Novartis offloads share of LTS Lohmann to SAP billionaire Hopp, gaining $400M

Dietmar Hopp

For the past 8 months, Novartis ($NVS) and its partners have been trying to sell the skin-patch maker LTS Lohmann. Two private equity firms appeared ripe for a potential $1.7 billion deal. But that didn't happen. Now, Novartis and the German investment firm BWK are selling their shares in LTS to fellow owner Dietmar Hopp, the German billionaire who's best known for co-founding the software giant SAP.

Novartis, which owned 43% of LTS and is its biggest customer, expects an after-tax gain of $400 million from the sale, according to Reuters. Hopp had held about 30% of the company through his investment firm, dievini Hopp BioTech, and his stake will now grow to 96%. LTS had been talking with other potential buyers--including Germany's Evonik Industries and the private equity firms Nordic Capital and Wendel--but couldn't agree on a price with anyone but Hopp, according to Reuters.

LTS brings in about $406 million a year in sales of nicotine patches and other transdermal drugs, including treatments for Parkinson's disease and restless-legs syndrome, Reuters reports. Hopp's interest in LTS isn't surprising, considering the growing demand for medicinal skin patches. Several other companies are stepping up to meet that demand, including 3M ($MMM), Beiersdorf's Tesa Labtec unit, and generics giant Mylan ($MYL), which expanded its transdermal patch factory in Vermont last year. Another rival, Acino, built a plant in Germany to manufacture Bayer's birth control patches.

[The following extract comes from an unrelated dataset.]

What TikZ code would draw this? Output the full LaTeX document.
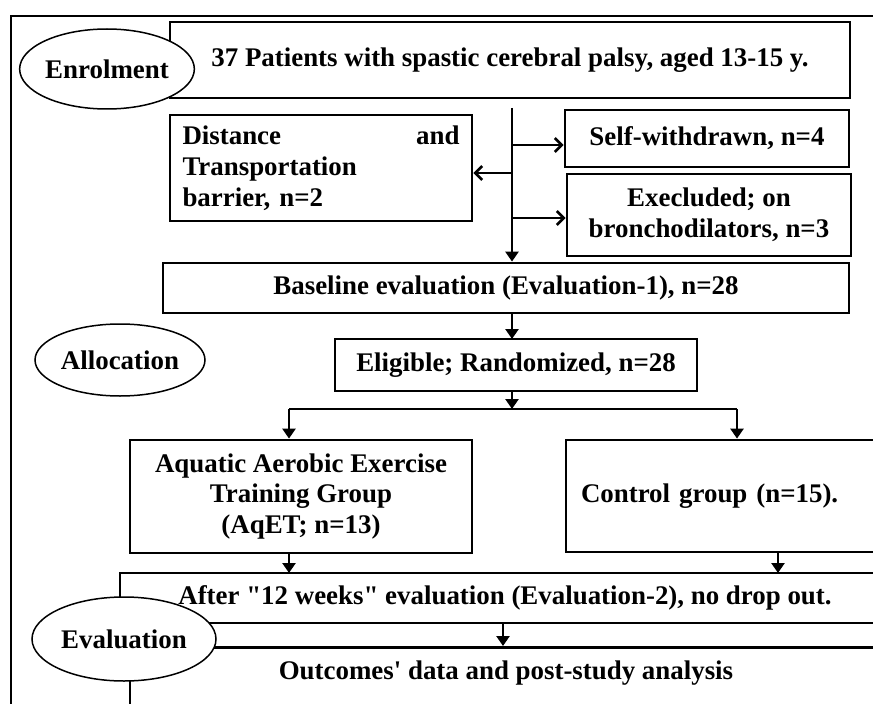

Novartis' lengthy quest to sell LTS may seem surprising in today's deal-hungry pharma landscape, but it's far from the first seller to struggle to find a buyer. Private equity firms are sitting on a record $1.2 trillion in cash and some have been quite vocal about their intentions to pick up Big Pharma assets. And megamergers and asset swaps between drug companies continue to shake up Wall Street. But these buyers can be picky, as the family that owns Italian drugmaker Rottapharm learned when they tried--and failed--to sell part of their stake to private equity firms or pharma companies.